The preface, then, always concludes with
a reference to the angelic choirs singing the praises of God and our uniting
our prayers with theirs, at which point the whole congregation bursts into
song: Holy, holy, holy, Lord God of hosts, heaven and earth are full of your
glory, hosanna in the highest. Blessed is He who comes in the name of the Lord.
Hosanna in the highest.
The movement from the preface to the
Sanctus is a precise encapsulation of the whole movement of the liturgy from
earth to heaven, from one mode of existence and its exigencies, conditions,
limits, to another mode of existence with a whole other set of these. This
movement occurs over and over again in the liturgy and is the wide arching
structure of the entirety of it, but here we see it in miniature.
Heaven has not been a popular subject in
recent decades. In the mid to late 20th century our betters informed
us that focusing on heaven led our ancestors to neglect the earth, and that it
is preferable to forget about life after death and the eternal kingdom and just
get on with building a just society here.
My fingers frankly had a hard time typing
the previous sentence, rebelling against consigning such stupidity to print,
even to critique it.
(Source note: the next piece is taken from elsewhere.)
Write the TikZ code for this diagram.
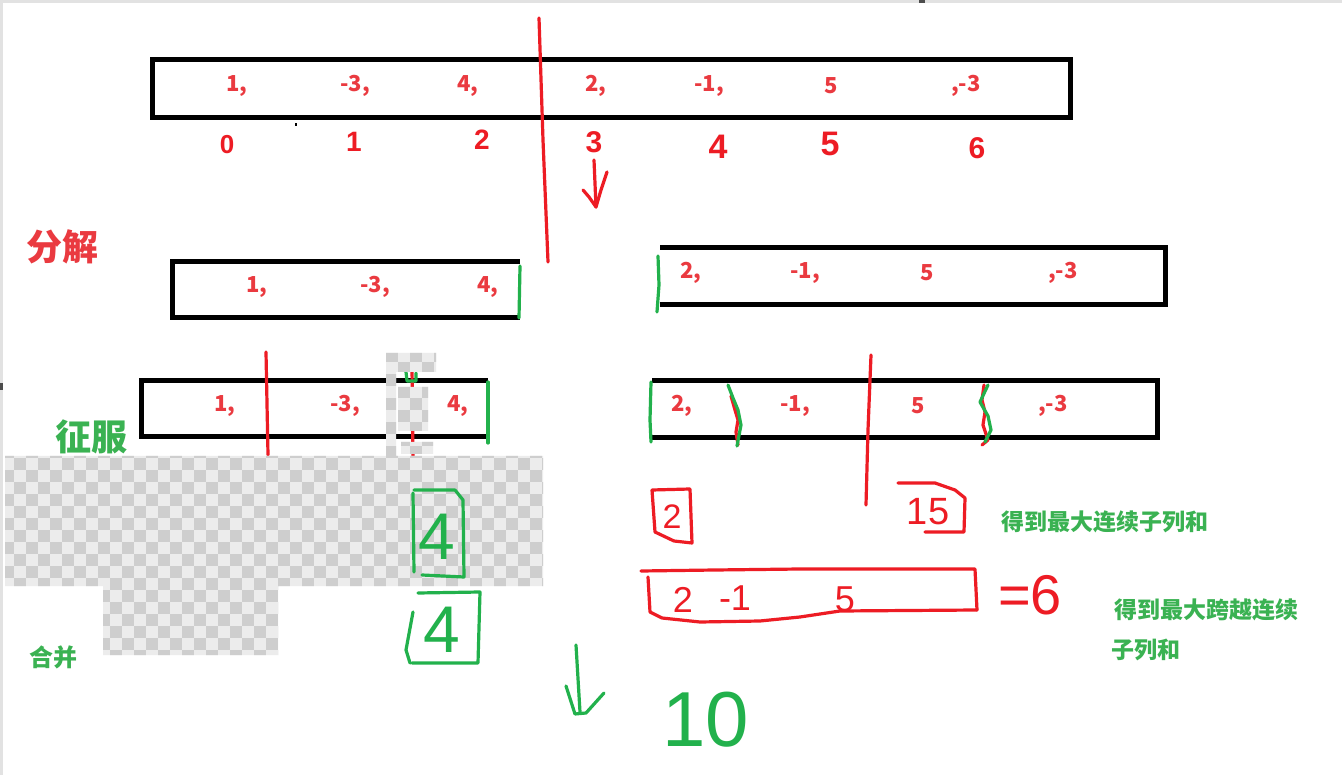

For one thing, our ancestors who were so enamored of
heaven and eternity did not exactly neglect the affairs of this earth.
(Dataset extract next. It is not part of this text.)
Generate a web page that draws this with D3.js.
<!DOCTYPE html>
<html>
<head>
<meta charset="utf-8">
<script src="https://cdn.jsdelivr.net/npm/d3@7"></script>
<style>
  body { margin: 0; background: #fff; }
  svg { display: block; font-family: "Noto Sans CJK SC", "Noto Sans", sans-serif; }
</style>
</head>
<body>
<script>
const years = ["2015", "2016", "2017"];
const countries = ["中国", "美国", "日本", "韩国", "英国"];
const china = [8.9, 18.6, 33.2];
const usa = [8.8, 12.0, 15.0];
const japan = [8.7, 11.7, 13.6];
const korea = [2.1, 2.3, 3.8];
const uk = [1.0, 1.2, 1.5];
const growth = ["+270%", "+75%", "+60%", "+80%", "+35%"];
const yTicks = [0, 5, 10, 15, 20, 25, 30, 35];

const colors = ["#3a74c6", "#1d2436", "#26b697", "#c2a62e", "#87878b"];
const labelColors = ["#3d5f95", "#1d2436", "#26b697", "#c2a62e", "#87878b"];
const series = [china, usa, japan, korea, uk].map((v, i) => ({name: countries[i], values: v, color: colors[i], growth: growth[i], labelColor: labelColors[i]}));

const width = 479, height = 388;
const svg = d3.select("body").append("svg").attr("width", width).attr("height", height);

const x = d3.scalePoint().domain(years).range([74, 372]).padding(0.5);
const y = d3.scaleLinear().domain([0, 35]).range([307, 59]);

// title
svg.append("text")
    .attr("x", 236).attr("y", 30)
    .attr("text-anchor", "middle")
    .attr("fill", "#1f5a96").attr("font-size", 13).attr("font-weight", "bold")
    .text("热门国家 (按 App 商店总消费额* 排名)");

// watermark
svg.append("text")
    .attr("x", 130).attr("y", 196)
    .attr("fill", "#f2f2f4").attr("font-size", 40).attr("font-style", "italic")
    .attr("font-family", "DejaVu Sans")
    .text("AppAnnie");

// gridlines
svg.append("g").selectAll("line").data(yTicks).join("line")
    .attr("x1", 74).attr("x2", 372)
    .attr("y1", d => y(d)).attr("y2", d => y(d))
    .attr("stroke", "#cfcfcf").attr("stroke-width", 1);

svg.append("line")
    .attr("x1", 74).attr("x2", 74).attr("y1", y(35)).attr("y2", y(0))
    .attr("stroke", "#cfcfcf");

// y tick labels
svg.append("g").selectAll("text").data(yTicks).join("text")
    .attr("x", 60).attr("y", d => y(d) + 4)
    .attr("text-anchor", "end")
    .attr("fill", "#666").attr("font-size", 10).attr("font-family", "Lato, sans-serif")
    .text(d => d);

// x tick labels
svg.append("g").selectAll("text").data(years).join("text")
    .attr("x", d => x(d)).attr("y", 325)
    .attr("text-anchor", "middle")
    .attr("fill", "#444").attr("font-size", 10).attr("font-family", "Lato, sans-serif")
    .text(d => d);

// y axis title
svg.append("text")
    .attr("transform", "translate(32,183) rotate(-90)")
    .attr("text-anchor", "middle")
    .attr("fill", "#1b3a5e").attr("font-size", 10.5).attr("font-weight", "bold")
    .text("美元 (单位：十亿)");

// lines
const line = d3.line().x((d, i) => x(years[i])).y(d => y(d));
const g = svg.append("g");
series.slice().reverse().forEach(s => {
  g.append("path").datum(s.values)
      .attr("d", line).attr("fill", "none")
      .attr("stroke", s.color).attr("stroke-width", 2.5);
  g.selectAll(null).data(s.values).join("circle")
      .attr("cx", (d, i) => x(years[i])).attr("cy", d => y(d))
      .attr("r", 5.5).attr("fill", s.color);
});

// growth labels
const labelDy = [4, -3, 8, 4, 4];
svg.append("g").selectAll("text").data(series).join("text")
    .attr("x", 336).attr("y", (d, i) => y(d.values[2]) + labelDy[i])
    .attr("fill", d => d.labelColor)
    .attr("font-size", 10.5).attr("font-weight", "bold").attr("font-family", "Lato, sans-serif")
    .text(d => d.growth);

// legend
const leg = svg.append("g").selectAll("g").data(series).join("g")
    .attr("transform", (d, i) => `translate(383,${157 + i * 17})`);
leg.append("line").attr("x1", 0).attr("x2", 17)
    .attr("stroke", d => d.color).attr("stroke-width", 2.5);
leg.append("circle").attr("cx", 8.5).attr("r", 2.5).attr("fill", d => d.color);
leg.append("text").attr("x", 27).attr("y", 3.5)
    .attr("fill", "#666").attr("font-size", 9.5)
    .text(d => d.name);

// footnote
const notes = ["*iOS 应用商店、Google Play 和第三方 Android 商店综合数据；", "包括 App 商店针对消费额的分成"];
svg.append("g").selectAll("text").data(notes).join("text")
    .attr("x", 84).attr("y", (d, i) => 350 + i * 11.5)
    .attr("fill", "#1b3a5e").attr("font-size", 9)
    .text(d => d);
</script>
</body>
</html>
They even built this little thing called
Western Civilization, which for all its flaws has had a few good points to it,
you know. A truly extraordinary flowering of art, music, literature,
architecture, the discovery of the scientific method, the burgeoning of
philosophy, the discovery of the concept of universal human rights (rightly
credited to 16th century Dominicans)—all flowed from men and women
who were quite taken up with the reality of the heavenly realm and its priority
over earth.
Not to mention the works of mercy done by
countless men and women on earth out of love for heaven, out of a desire to
bring the ethos of heaven down to earth for the poor. The secularist approach
to reality has not yet shown itself capable of doing any of that, and in fact
all signs point to the opposite—a hardening, coarsening, flattening of earthly
life has followed upon the banishment of heaven to an artifact of the past.
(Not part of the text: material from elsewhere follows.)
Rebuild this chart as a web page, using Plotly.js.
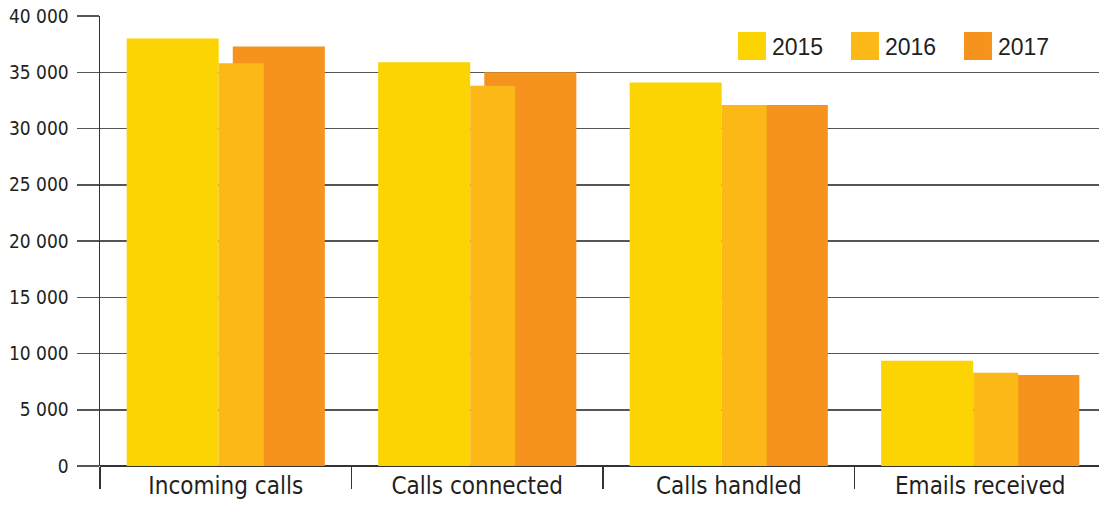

And of course similar flowerings of
civilization and truly rich human life have occurred in other parts of the
world where, while not Christian, men and women have been alive to the
transcendent, the sacred, the mystical. The great civilizations of Asia all
bear witness to this.
It is a simple fact known to everyone who
knows anything of history, anything of the world beyond their own fingertips,
that human life becomes more human, becomes richer, kinder, sweeter, more
beautiful, when there is a lively
awareness of the eternal dimension, of the heavenly realm, of that sweet music
coming from afar, that Other Place which is at once so wrapped in mystery for
us and yet which sends us such tantalizing messages, such flashes of light and
beauty.
Humanity only remains human when it is
open to the divine. Time only runs in its course rightly, that is, towards love
and life, when it is continually circling around eternity, around that still
point which seems at first and superficial glance to have little to do with the
earthly round of things, and yet which fixes that earthly realm in order,
peace, security.
All of which is contained in the daily
liturgical chanting of the Sanctus, that moment when earth unites to heaven and
is lifted up to the throne of God to sing there the song of the angels in
glory. Let us sing that song today, and from that draw the wisdom and love to
choose rightly our earthly course of action.